TLDR: AI detectors wrongly flag human writing every day. I see it often in my lectures at the University of Melbourne. If you want to assess quality and credibility, stop guessing authorship. Use annotated workflows, track version history, and evaluate thought process not only the formatting.

 
I Watch This Happen Every Week
A student submits their work. They wrote it.

Cited properly. Structured the argument. Thought it through.

Then a tool flags 30% of it as AI. WTH?? 

Here comes a long process to review, investigate and judge. And ultimately...the application of the flagging is ...well...subjective. I teach corporate innovation and AI at a Masters level at University. I’ve seen students have to explain themselves, even penalised based entirely on a detection score that can’t explain how it reached that conclusion.

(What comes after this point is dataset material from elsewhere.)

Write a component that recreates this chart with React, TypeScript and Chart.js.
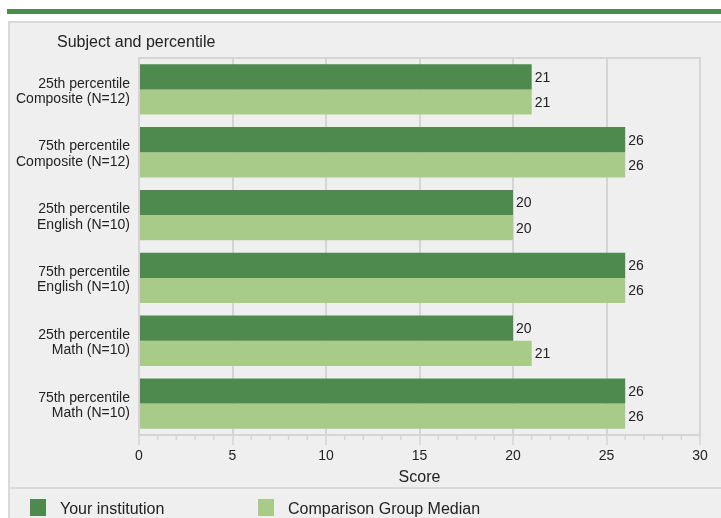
import React, { useEffect, useRef } from "react";
import { Chart, registerables } from "chart.js";

Chart.register(...registerables);

// Row labels (two lines each) and the two series
const categories: string[][] = [
  ["25th percentile", "Composite (N=12)"],
  ["75th percentile", "Composite (N=12)"],
  ["25th percentile", "English (N=10)"],
  ["75th percentile", "English (N=10)"],
  ["25th percentile", "Math (N=10)"],
  ["75th percentile", "Math (N=10)"],
];
const yourInstitution: number[] = [21, 26, 20, 26, 20, 26];
const comparisonMedian: number[] = [21, 26, 20, 26, 21, 26];
const seriesNames: string[] = ["Your institution", "Comparison Group Median"];
const axisTitleY = "Subject and percentile";
const axisTitleX = "Score";
const xMin = 0;
const xMax = 30;
const xMajorStep = 5;
const xMinorStep = 1;

const DARK = "#4e8a4e";
const LIGHT = "#a9cb89";
const GRID = "#d5d5d5";
const TEXT = "#222222";
const FONT = '"Liberation Sans", Arial, Helvetica, sans-serif';

const decorations = {
  id: "decorations",
  afterDraw(chart: any) {
    const { ctx, chartArea } = chart;
    const xs = chart.scales.x;
    ctx.save();
    // frame top line
    ctx.strokeStyle = GRID;
    ctx.lineWidth = 2;
    ctx.beginPath();
    ctx.moveTo(chartArea.left, chartArea.top);
    ctx.lineTo(chartArea.right + 1, chartArea.top);
    ctx.stroke();
    // minor ticks under the x axis
    ctx.lineWidth = 1.5;
    for (let v = xMin; v <= xMax; v += xMinorStep) {
      if (v % xMajorStep === 0) continue;
      const px = xs.getPixelForValue(v);
      ctx.beginPath();
      ctx.moveTo(px, chartArea.bottom);
      ctx.lineTo(px, chartArea.bottom + 5);
      ctx.stroke();
    }
    // axis titles
    ctx.fillStyle = TEXT;
    ctx.font = `16px ${FONT}`;
    ctx.textBaseline = "middle";
    ctx.textAlign = "left";
    ctx.fillText(axisTitleY, 57, 43);
    ctx.textAlign = "center";
    ctx.fillText(axisTitleX, (chartArea.left + chartArea.right) / 2, 478);
    // value labels at bar ends
    ctx.font = `14px ${FONT}`;
    ctx.textAlign = "left";
    chart.data.datasets.forEach((ds: any, di: number) => {
      const meta = chart.getDatasetMeta(di);
      meta.data.forEach((bar: any, i: number) => {
        ctx.fillText(String(ds.data[i]), bar.x + 3, bar.y + 1);
      });
    });
    // legend
    const legendX = [30, 258];
    chart.data.datasets.forEach((ds: any, di: number) => {
      ctx.fillStyle = ds.backgroundColor;
      ctx.fillRect(legendX[di], 499, 16, 17);
      ctx.fillStyle = TEXT;
      ctx.font = `16px ${FONT}`;
      ctx.fillText(ds.label, legendX[di] + 30, 509.5);
    });
    ctx.restore();
  },
};

export default function App() {
  const canvasRef = useRef<HTMLCanvasElement | null>(null);

  useEffect(() => {
    if (!canvasRef.current) return;
    const chart = new Chart(canvasRef.current, {
      type: "bar",
      data: {
        labels: categories,
        datasets: [
          {
            label: seriesNames[0],
            data: yourInstitution,
            backgroundColor: DARK,
            categoryPercentage: 0.8,
            barPercentage: 1.0,
          },
          {
            label: seriesNames[1],
            data: comparisonMedian,
            backgroundColor: LIGHT,
            categoryPercentage: 0.8,
            barPercentage: 1.0,
          },
        ],
      },
      options: {
        indexAxis: "y",
        animation: false,
        responsive: false,
        maintainAspectRatio: false,
        layout: { padding: { top: 58, right: 21, bottom: 0, left: 0 } },
        plugins: {
          legend: { display: false },
          title: { display: false },
          tooltip: { enabled: false },
        },
        scales: {
          x: {
            type: "linear",
            min: xMin,
            max: xMax,
            ticks: {
              stepSize: xMajorStep,
              color: TEXT,
              font: { family: FONT, size: 14 },
              padding: 3,
              maxRotation: 0,
            },
            grid: {
              color: GRID,
              lineWidth: 2,
              tickLength: 10,
              tickColor: GRID,
              tickWidth: 1.5,
            },
            border: { display: true, color: GRID, width: 2 },
            afterFit(scale: any) {
              scale.height = 83;
            },
          },
          y: {
            type: "category",
            ticks: {
              color: TEXT,
              font: { family: FONT, size: 14, lineHeight: 1.1 },
              padding: 9,
              labelOffset: 2,
            },
            grid: { display: false, drawTicks: false },
            border: { display: true, color: GRID, width: 2 },
            afterFit(scale: any) {
              scale.width = 139;
            },
          },
        },
      },
      plugins: [decorations],
    });
    return () => chart.destroy();
  }, []);

  return (
    <div
      style={{
        position: "fixed",
        left: 0,
        top: 0,
        width: 721,
        height: 518,
        background: "#ffffff",
        overflow: "hidden",
      }}
    >
      <div
        style={{
          position: "absolute",
          left: 7,
          top: 9,
          width: 714,
          height: 5,
          background: DARK,
        }}
      />
      <div
        style={{
          position: "absolute",
          left: 8,
          top: 21,
          width: 720,
          height: 520,
          background: "#efefef",
          borderTop: "2px solid #d9d9d9",
          borderLeft: "2px solid #d9d9d9",
        }}
      />
      <div
        style={{
          position: "absolute",
          left: 9,
          top: 487,
          width: 712,
          height: 2,
          background: "#dadada",
        }}
      />
      <canvas
        ref={canvasRef}
        width={721}
        height={518}
        style={{ position: "absolute", left: 0, top: 0, width: 721, height: 518 }}
      />
    </div>
  );
}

As if AI can explain how it failed to capture what it has been trained to recognise.

This isn’t rare. It’s happening in schools, in corporate P&C (how did HR manage to squeeze culture into their designation!), and in HR screening. The tool says “likely AI,” and the process kind of jolts to a nuanced and metaphorical hold there.

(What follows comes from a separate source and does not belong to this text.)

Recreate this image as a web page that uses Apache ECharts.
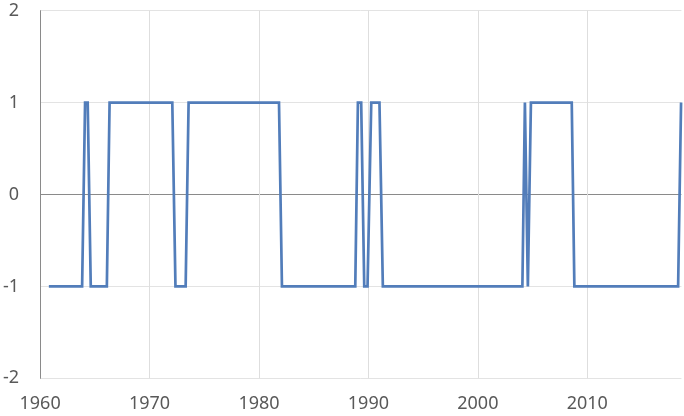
<!DOCTYPE html>
<html>
<head>
<meta charset="utf-8">
<script src="https://cdn.jsdelivr.net/npm/echarts@6/dist/echarts.min.js"></script>
<style>
html,body{margin:0;padding:0;background:#fff;}
#chart{width:684px;height:416px;}
</style>
</head>
<body>
<div id="chart"></div>
<script>
// Corner points of the step-like series (year, value)
const years = [1960.8, 1963.84, 1964.11, 1964.35, 1964.63, 1966.1, 1966.35, 1972.08, 1972.37,
  1973.3, 1973.57, 1981.83, 1982.1, 1988.8, 1989.04, 1989.34, 1989.62, 1989.92, 1990.26,
  1991.01, 1991.32, 2004.07, 2004.3, 2004.57, 2004.85, 2008.58, 2008.82, 2018.3, 2018.57];
const values = [-1, -1, 1, 1, -1, -1, 1, 1, -1,
  -1, 1, 1, -1, -1, 1, 1, -1, -1, 1,
  1, -1, -1, 1, -1, 1, 1, -1, -1, 1];
const xMin = 1960, xMax = 2018.6;
const yTicks = [-2, -1, 0, 1, 2];

const chart = echarts.init(document.getElementById('chart'), null, {renderer: 'canvas'});
const font = '"Noto Sans", "Open Sans", sans-serif';
chart.setOption({
  animation: false,
  backgroundColor: '#ffffff',
  grid: {left: 39.7, top: 10.7, right: 2.6, bottom: 37.7, containLabel: false},
  xAxis: {
    type: 'value',
    min: xMin,
    max: xMax,
    interval: 10,
    axisLine: {show: false},
    axisTick: {show: false},
    axisLabel: {color: '#595959', fontFamily: font, fontSize: 18, margin: 17, showMaxLabel: false,
      formatter: v => (v % 10 === 0 ? String(v) : '')},
    splitLine: {show: true, showMaxLine: false, lineStyle: {color: '#dedede', width: 1}}
  },
  yAxis: {
    type: 'value',
    min: yTicks[0],
    max: yTicks[yTicks.length - 1],
    interval: 1,
    axisLine: {show: true, lineStyle: {color: '#8a8a8a', width: 1}},
    axisTick: {show: false},
    axisLabel: {color: '#595959', fontFamily: font, fontSize: 18, margin: 21},
    splitLine: {show: true, lineStyle: {color: ['#e3e3e3', '#e3e3e3', '#8a8a8a', '#e3e3e3', '#e3e3e3'], width: 1}}
  },
  series: [{
    type: 'line',
    data: years.map((y, i) => [y, values[i]]),
    showSymbol: false,
    symbol: 'none',
    lineStyle: {color: '#527dba', width: 2.7, join: 'miter'},
    clip: false
  }]
});
</script>
</body>
</html>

It’s lazy, flawed, and IMO deeply unfair.

These AI Tools Aren’t Designed for Decision-Making

AI detectors don’t understand meaning. They scan for structure and patterns.
If your writing is too formal, too clean, or just unusually consistent, they flag it. What they measure is not authorship. It’s resemblance. And lets be honest...40 years of a school system that rewards and teaches conformity...what did you expect?

That means students who’ve practised writing well, or professionals working from structured templates, are more likely to get flagged. Especially if English isn’t their first language, or if they’ve used assistive tools like Grammarly. Then we have to prove they did not write it fully. Often without knowing what part of the work is under suspicion.

This is a governance problem pretending to be a tech solution. And the tech companies jumped on hammering a square into a circle there.

There Is a Better Way, and I Teach It

I don’t ban AI in the classroom. I teach students how to use it properly.

They learn how to prompt, how to restructure, how to revise. Then they show their process: with notes, version history, or a prompt appendix. That way, I’m not guessing what they used. I can see how they thought. 

This approach works in businesses too. We help teams design workflows that show how AI was used, not just if. The goal isn’t detection it’s documentation : fairly important when things go wrong..really important for accreditions like ISO 42001 on your AIMS.

It should not about catching people using AI. It’s about making it possible to contribute unique writing patters without judgement, safely and transparently.

 If You Use AI Detection Tools : Fix It.

If your organisation uses AI detectors in recruitment, training, or internal comms, you need to change course.

Here’s how:

  • Ask for annotated submissions or prompt logs if you need provenance.
  • Use version history to understand how work was developed.
  • Make it normal to say where AI helped and where it didn’t.
  • Review outputs for thinking, structure, and appropriateness not just “originality.”

AI writing support is already the norm. Pretending otherwise will only push it into shadow or punish the wrong people. It will be all of us soon enough.

 FAQ

Q: Are AI detection tools accurate?
No. They often flag well-edited human writing as AI and provide no meaningful explanation.

Q: Should we ban AI writing tools to avoid this problem?
No. Banning doesn’t stop use. It drives it underground. Clear policy and transparent use are more effective.

Q: How can we assess work if AI was used?
Ask for documentation—prompt chains, draft history, or process notes. Focus on outcome quality and clarity of reasoning.

Q: What if someone uses AI and lies about it?
Treat it the same as any integrity breach. But don’t use flawed tools to pre-emptively accuse people.

Q: What’s the alternative to detection software?
Create clear expectations, support transparent AI use, and assess the value of the output and reasoning interaction, not just its statistical patterns.